Au regard de la position défendue par la France dans le cadre des négociations européennes actuelles, force est de constater que le Gouvernement n'a tenu aucun compte de l'avertissement et de la recommandation de la mission Duron.

À l'enjeu financier pour les AOM s'ajoute une problématique de souveraineté dans la mesure où, aujourd'hui, la quasi-totalité des bus et des cars électriques sont produits et commercialisés par des constructeurs chinois. Là encore, le rapport Duron alertait dès 2021 sur ce risque en termes de souveraineté en soulignant qu'à court terme, seuls les constructeurs chinois étaient en mesure de répondre en nombre suffisant et à des prix compétitifs à une conversion à l'électrique des flottes de bus. La mission recommandait ainsi au Gouvernement « d'adapter, en lien avec l'Union européenne, le calendrier des obligations de verdissement des flottes de manière à laisser le temps aux filières de production européennes de s'organiser pour produire à hauteur de cette demande ».

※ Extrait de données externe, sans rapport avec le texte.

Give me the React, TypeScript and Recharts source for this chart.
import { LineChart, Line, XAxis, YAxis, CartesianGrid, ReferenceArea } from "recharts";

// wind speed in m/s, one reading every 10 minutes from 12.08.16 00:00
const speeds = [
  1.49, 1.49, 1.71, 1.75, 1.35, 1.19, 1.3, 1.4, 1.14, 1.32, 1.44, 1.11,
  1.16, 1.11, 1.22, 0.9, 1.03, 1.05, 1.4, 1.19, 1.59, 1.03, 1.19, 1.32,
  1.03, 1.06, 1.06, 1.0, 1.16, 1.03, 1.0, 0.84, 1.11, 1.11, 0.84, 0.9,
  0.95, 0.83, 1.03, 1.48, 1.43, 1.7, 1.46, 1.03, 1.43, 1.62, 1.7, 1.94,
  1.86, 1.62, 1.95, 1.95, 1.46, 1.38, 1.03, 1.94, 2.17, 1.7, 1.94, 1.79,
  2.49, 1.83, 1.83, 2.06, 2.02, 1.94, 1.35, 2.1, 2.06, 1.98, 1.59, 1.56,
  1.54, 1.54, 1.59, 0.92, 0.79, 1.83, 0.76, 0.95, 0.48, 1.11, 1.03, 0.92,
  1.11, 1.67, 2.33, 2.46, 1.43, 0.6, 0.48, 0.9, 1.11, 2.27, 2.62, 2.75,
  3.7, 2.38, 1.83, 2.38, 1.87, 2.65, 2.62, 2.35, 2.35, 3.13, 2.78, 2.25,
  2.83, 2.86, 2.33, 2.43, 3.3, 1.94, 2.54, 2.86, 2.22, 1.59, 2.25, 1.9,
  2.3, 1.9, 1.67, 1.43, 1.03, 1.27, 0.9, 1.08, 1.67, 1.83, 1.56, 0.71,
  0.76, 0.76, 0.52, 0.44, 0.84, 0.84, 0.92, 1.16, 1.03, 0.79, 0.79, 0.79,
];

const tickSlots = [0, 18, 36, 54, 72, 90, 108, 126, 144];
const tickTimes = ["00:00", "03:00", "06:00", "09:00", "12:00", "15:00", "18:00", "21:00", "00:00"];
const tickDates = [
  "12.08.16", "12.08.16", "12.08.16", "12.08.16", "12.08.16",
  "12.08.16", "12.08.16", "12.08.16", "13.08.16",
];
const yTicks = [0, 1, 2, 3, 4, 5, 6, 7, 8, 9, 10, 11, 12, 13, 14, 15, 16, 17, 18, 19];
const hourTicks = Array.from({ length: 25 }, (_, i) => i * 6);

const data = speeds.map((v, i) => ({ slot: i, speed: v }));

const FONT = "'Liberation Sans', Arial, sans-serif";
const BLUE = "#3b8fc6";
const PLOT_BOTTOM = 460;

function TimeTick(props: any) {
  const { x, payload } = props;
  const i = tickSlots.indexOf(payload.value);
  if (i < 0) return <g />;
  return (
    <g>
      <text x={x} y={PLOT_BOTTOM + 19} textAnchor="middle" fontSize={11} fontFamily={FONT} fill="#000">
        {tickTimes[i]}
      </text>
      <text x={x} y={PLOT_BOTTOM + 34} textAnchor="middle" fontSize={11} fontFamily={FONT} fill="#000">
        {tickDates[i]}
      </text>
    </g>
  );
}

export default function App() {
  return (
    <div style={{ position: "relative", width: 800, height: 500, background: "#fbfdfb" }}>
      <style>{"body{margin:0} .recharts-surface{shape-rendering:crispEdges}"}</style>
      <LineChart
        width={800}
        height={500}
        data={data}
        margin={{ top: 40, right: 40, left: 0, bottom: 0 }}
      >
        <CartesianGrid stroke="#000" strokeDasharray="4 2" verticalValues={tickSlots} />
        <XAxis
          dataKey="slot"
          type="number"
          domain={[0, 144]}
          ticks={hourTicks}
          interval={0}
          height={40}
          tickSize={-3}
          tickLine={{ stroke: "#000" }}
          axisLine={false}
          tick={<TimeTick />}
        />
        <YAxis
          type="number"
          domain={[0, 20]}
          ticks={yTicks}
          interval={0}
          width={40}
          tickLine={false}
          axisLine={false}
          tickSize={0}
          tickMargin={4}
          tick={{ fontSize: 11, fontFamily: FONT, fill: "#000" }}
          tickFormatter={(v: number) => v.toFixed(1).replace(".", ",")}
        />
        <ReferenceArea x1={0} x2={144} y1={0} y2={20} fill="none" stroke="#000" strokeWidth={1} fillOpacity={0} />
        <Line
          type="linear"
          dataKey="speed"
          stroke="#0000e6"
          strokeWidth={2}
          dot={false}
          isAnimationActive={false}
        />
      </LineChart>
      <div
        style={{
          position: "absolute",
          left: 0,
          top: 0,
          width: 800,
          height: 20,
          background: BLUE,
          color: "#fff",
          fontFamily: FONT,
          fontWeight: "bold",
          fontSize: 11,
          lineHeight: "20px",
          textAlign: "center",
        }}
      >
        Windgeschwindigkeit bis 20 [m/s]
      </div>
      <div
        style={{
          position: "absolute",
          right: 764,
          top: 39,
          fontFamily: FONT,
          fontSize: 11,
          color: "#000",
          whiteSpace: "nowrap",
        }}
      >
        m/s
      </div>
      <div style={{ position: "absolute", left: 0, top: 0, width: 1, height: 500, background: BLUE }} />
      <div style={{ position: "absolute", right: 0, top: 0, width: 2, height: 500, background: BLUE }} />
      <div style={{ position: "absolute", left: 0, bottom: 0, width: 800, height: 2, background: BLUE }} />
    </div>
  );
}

Les rapporteurs s'étonnent que sur ce sujet essentiel du verdissement des flottes de bus, le Gouvernement semble ignorer aussi bien l'enjeu financier qu'il revêt pour les AOM que le risque qu'il emporte en termes de souveraineté industrielle.


* 18 Fondées sur les enquêtes annuelles transports collectifs urbains (TCU).

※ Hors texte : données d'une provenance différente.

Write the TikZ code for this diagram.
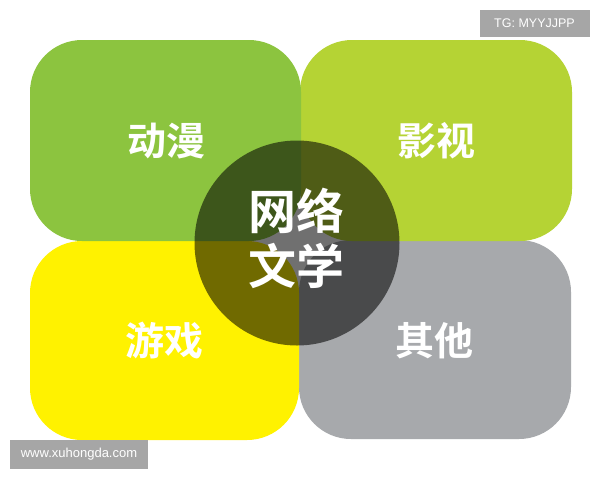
\documentclass[tikz,border=0pt]{standalone}
\usepackage{fontspec}
\setmainfont{Liberation Sans}
\newfontfamily\cjk{Noto Sans CJK SC}[BoldFont={Noto Sans CJK SC Bold}]
\definecolor{cgreen}{RGB}{140,196,63}
\definecolor{clime}{RGB}{181,211,52}
\definecolor{cyellow}{RGB}{255,242,0}
\definecolor{cgray}{RGB}{167,169,172}
\definecolor{wmgray}{RGB}{166,166,166}
\tikzset{
  quad/.style={rounded corners=52pt},
  lbl/.style={text=white, font=\cjk\bfseries\fontsize{39}{41}\selectfont, inner sep=0pt},
  mid/.style={text=white, font=\cjk\bfseries\fontsize{48}{56}\selectfont, inner sep=0pt, align=center},
  wm/.style={fill=wmgray, text=white, inner sep=0pt, font=\fontsize{12.5}{14}\selectfont}
}
\begin{document}
\begin{tikzpicture}[x=1pt,y=-1pt]
\useasboundingbox[fill=white] (0,0) rectangle (600,480);
\fill[cgray,quad] (299,240) rectangle (571,439);
\fill[cyellow,quad] (30,241) rectangle (299,440);
\fill[clime,quad] (300,40) rectangle (572,241);
\fill[cgreen,quad] (30,40) rectangle (301,241);
\node[circle, fill=black, fill opacity=0.56, minimum size=205pt, inner sep=0pt] (core) at (297,243) {};
\node[lbl] (dm) at (166,141) {动漫};
\node[lbl] (ys) at (436,141) {影视};
\node[lbl] (yx) at (164,341) {游戏};
\node[lbl] (qt) at (434,341) {其他};
\node[mid] (wl) at (296,211) {网络};
\node[mid] (wx) at (296,266) {文学};
\node[wm, minimum width=110pt, minimum height=27pt] (tg) at (534.5,23.5) {TG: MYYJJPP};
\node[wm, minimum width=138pt, minimum height=29pt, font=\fontsize{13}{15}\selectfont] (url) at (79,454.5) {www.xuhongda.com};
\end{tikzpicture}
\end{document}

* 19 Directeur du programme Mobilité et transitions de l'organisation ATEC ITS France.

* 20 Les aires urbaines en général représentent 60 % des émissions de CO2 relatives à la mobilité quotidienne des personnes.

* 21 Règlement (UE) 2019/1242 du Parlement Européen et du Conseil du 20 juin 2019 établissant des normes de performance en matière d'émissions de CO 2 pour les véhicules utilitaires lourds neufs et modifiant les règlements (CE) no 595/2009 et (UE) 2018/956 du Parlement européen et du Conseil et la directive 96/53/CE du Conseil.

* 22 Rapport sur le modèle économique des transports collectifs, Philippe Duron, juillet 2021.